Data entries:

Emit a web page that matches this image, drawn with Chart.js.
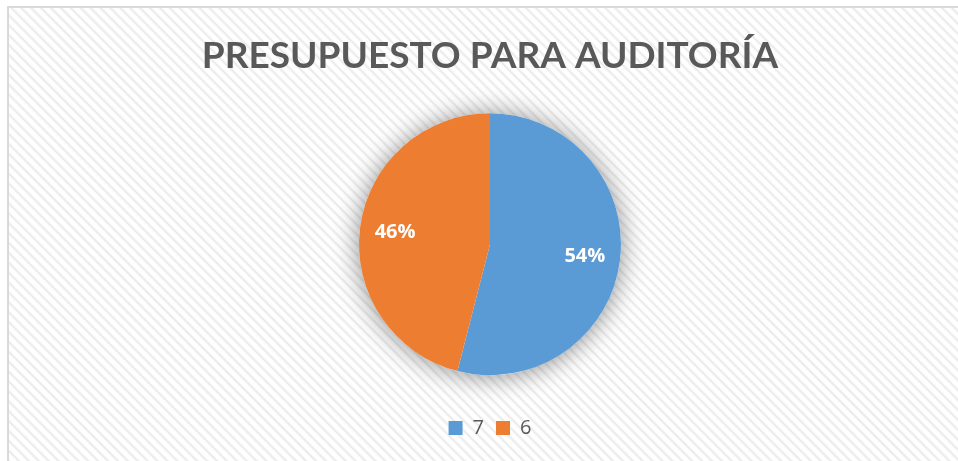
<!DOCTYPE html>
<html>
<head>
<meta charset="utf-8">
<script src="https://cdn.jsdelivr.net/npm/chart.js@4"></script>
<style>
  html, body { margin: 0; padding: 0; background: #fff; overflow: hidden; }
  body { width: 958px; height: 461px; position: relative; }
  #frame {
    position: absolute; left: 7px; top: 6px;
    width: 962px; height: 460px;
    border: 2px solid #d9d9d9;
    background: repeating-linear-gradient(45deg, #ffffff 0px, #ffffff 3px, #e9e9e9 5px, #ffffff 7px);
  }
  #chartCanvas { display: block; }
</style>
</head>
<body>
<div id="frame"><canvas id="chartCanvas" width="962" height="460"></canvas></div>
<script>
// datos del gráfico
const titulo = 'PRESUPUESTO PARA AUDITORÍA';
const categorias = ['7', '6'];
const valores = [54, 46];
const colores = ['#5B9BD5', '#ED7D31'];

// sombra suave detrás del círculo
const sombraPie = {
  id: 'sombraPie',
  beforeDatasetsDraw(chart) {
    const arc = chart.getDatasetMeta(0).data[0];
    if (!arc) return;
    const { x, y, outerRadius } = arc.getProps(['x', 'y', 'outerRadius'], true);
    const ctx = chart.ctx;
    ctx.save();
    ctx.shadowColor = 'rgba(0,0,0,0.45)';
    ctx.shadowBlur = 26;
    ctx.shadowOffsetY = 1;
    ctx.fillStyle = '#ffffff';
    ctx.beginPath();
    ctx.arc(x, y, outerRadius, 0, Math.PI * 2);
    ctx.fill();
    ctx.restore();
  }
};

// porcentajes dentro de cada porción
const etiquetas = {
  id: 'etiquetas',
  afterDatasetsDraw(chart) {
    const ctx = chart.ctx;
    const datos = chart.data.datasets[0].data;
    const total = datos.reduce((a, b) => a + b, 0);
    ctx.save();
    ctx.fillStyle = '#ffffff';
    ctx.font = 'bold 20px "Open Sans", sans-serif';
    ctx.textAlign = 'center';
    ctx.textBaseline = 'middle';
    chart.getDatasetMeta(0).data.forEach((arc, i) => {
      const { x, y, startAngle, endAngle, outerRadius } =
        arc.getProps(['x', 'y', 'startAngle', 'endAngle', 'outerRadius'], true);
      const mid = (startAngle + endAngle) / 2;
      const r = outerRadius * 0.73;
      const pct = Math.round(datos[i] / total * 100) + '%';
      ctx.fillText(pct, x + Math.cos(mid) * r, y + Math.sin(mid) * r);
    });
    ctx.restore();
  }
};

document.addEventListener('DOMContentLoaded', () => {
  const ctx = document.getElementById('chartCanvas').getContext('2d');
  new Chart(ctx, {
    type: 'pie',
    data: {
      labels: categorias,
      datasets: [{
        data: valores,
        backgroundColor: colores,
        borderWidth: 0,
        radius: 131
      }]
    },
    options: {
      responsive: false,
      animation: false,
      layout: { padding: { top: 0, bottom: 20, left: 0, right: 0 } },
      plugins: {
        title: {
          display: true,
          text: titulo,
          color: '#595959',
          font: { family: 'Lato', size: 37, weight: 'bold' },
          padding: { top: 26, bottom: 4 }
        },
        legend: {
          position: 'bottom',
          labels: {
            color: '#595959',
            font: { family: '"Open Sans"', size: 20 },
            boxWidth: 14,
            boxHeight: 14,
            padding: 12
          }
        },
        tooltip: { enabled: false }
      }
    },
    plugins: [sombraPie, etiquetas]
  });
});
</script>
</body>
</html>
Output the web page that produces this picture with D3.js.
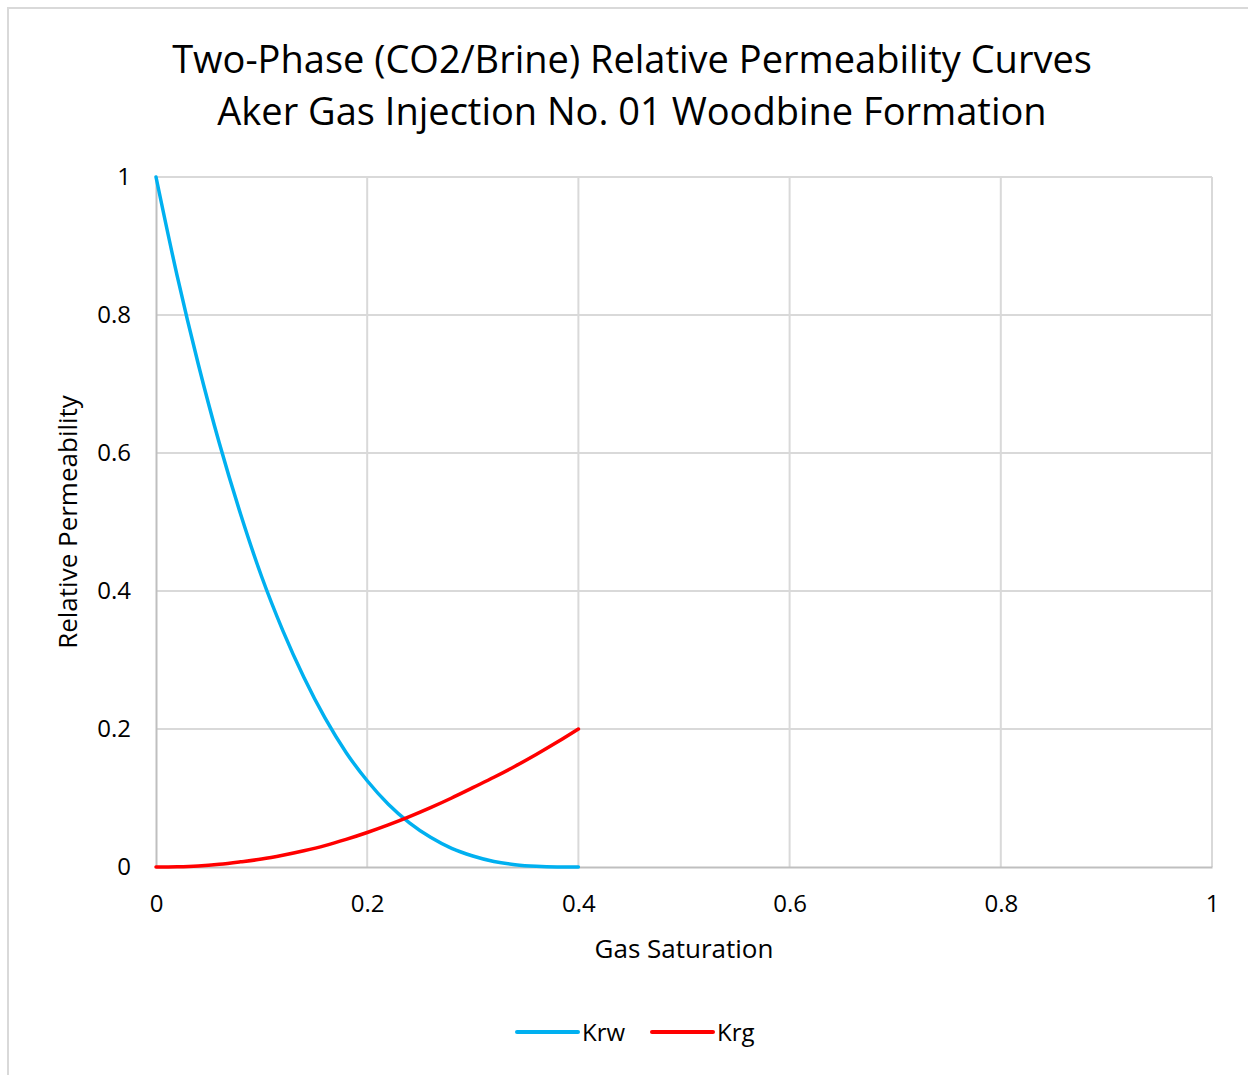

Task description: Print the full listing exactly, dropping the pictures.

Solution to this task:
Emit a web page that matches this image, drawn with Chart.js.
<!DOCTYPE html>
<html>
<head>
<meta charset="utf-8">
<script src="https://cdn.jsdelivr.net/npm/chart.js@4"></script>
<style>
  html, body { margin: 0; padding: 0; background: #fff; overflow: hidden; }
  body { width: 958px; height: 461px; position: relative; }
  #frame {
    position: absolute; left: 7px; top: 6px;
    width: 962px; height: 460px;
    border: 2px solid #d9d9d9;
    background: repeating-linear-gradient(45deg, #ffffff 0px, #ffffff 3px, #e9e9e9 5px, #ffffff 7px);
  }
  #chartCanvas { display: block; }
</style>
</head>
<body>
<div id="frame"><canvas id="chartCanvas" width="962" height="460"></canvas></div>
<script>
// datos del gráfico
const titulo = 'PRESUPUESTO PARA AUDITORÍA';
const categorias = ['7', '6'];
const valores = [54, 46];
const colores = ['#5B9BD5', '#ED7D31'];

// sombra suave detrás del círculo
const sombraPie = {
  id: 'sombraPie',
  beforeDatasetsDraw(chart) {
    const arc = chart.getDatasetMeta(0).data[0];
    if (!arc) return;
    const { x, y, outerRadius } = arc.getProps(['x', 'y', 'outerRadius'], true);
    const ctx = chart.ctx;
    ctx.save();
    ctx.shadowColor = 'rgba(0,0,0,0.45)';
    ctx.shadowBlur = 26;
    ctx.shadowOffsetY = 1;
    ctx.fillStyle = '#ffffff';
    ctx.beginPath();
    ctx.arc(x, y, outerRadius, 0, Math.PI * 2);
    ctx.fill();
    ctx.restore();
  }
};

// porcentajes dentro de cada porción
const etiquetas = {
  id: 'etiquetas',
  afterDatasetsDraw(chart) {
    const ctx = chart.ctx;
    const datos = chart.data.datasets[0].data;
    const total = datos.reduce((a, b) => a + b, 0);
    ctx.save();
    ctx.fillStyle = '#ffffff';
    ctx.font = 'bold 20px "Open Sans", sans-serif';
    ctx.textAlign = 'center';
    ctx.textBaseline = 'middle';
    chart.getDatasetMeta(0).data.forEach((arc, i) => {
      const { x, y, startAngle, endAngle, outerRadius } =
        arc.getProps(['x', 'y', 'startAngle', 'endAngle', 'outerRadius'], true);
      const mid = (startAngle + endAngle) / 2;
      const r = outerRadius * 0.73;
      const pct = Math.round(datos[i] / total * 100) + '%';
      ctx.fillText(pct, x + Math.cos(mid) * r, y + Math.sin(mid) * r);
    });
    ctx.restore();
  }
};

document.addEventListener('DOMContentLoaded', () => {
  const ctx = document.getElementById('chartCanvas').getContext('2d');
  new Chart(ctx, {
    type: 'pie',
    data: {
      labels: categorias,
      datasets: [{
        data: valores,
        backgroundColor: colores,
        borderWidth: 0,
        radius: 131
      }]
    },
    options: {
      responsive: false,
      animation: false,
      layout: { padding: { top: 0, bottom: 20, left: 0, right: 0 } },
      plugins: {
        title: {
          display: true,
          text: titulo,
          color: '#595959',
          font: { family: 'Lato', size: 37, weight: 'bold' },
          padding: { top: 26, bottom: 4 }
        },
        legend: {
          position: 'bottom',
          labels: {
            color: '#595959',
            font: { family: '"Open Sans"', size: 20 },
            boxWidth: 14,
            boxHeight: 14,
            padding: 12
          }
        },
        tooltip: { enabled: false }
      }
    },
    plugins: [sombraPie, etiquetas]
  });
});
</script>
</body>
</html>
Output the web page that produces this picture with D3.js.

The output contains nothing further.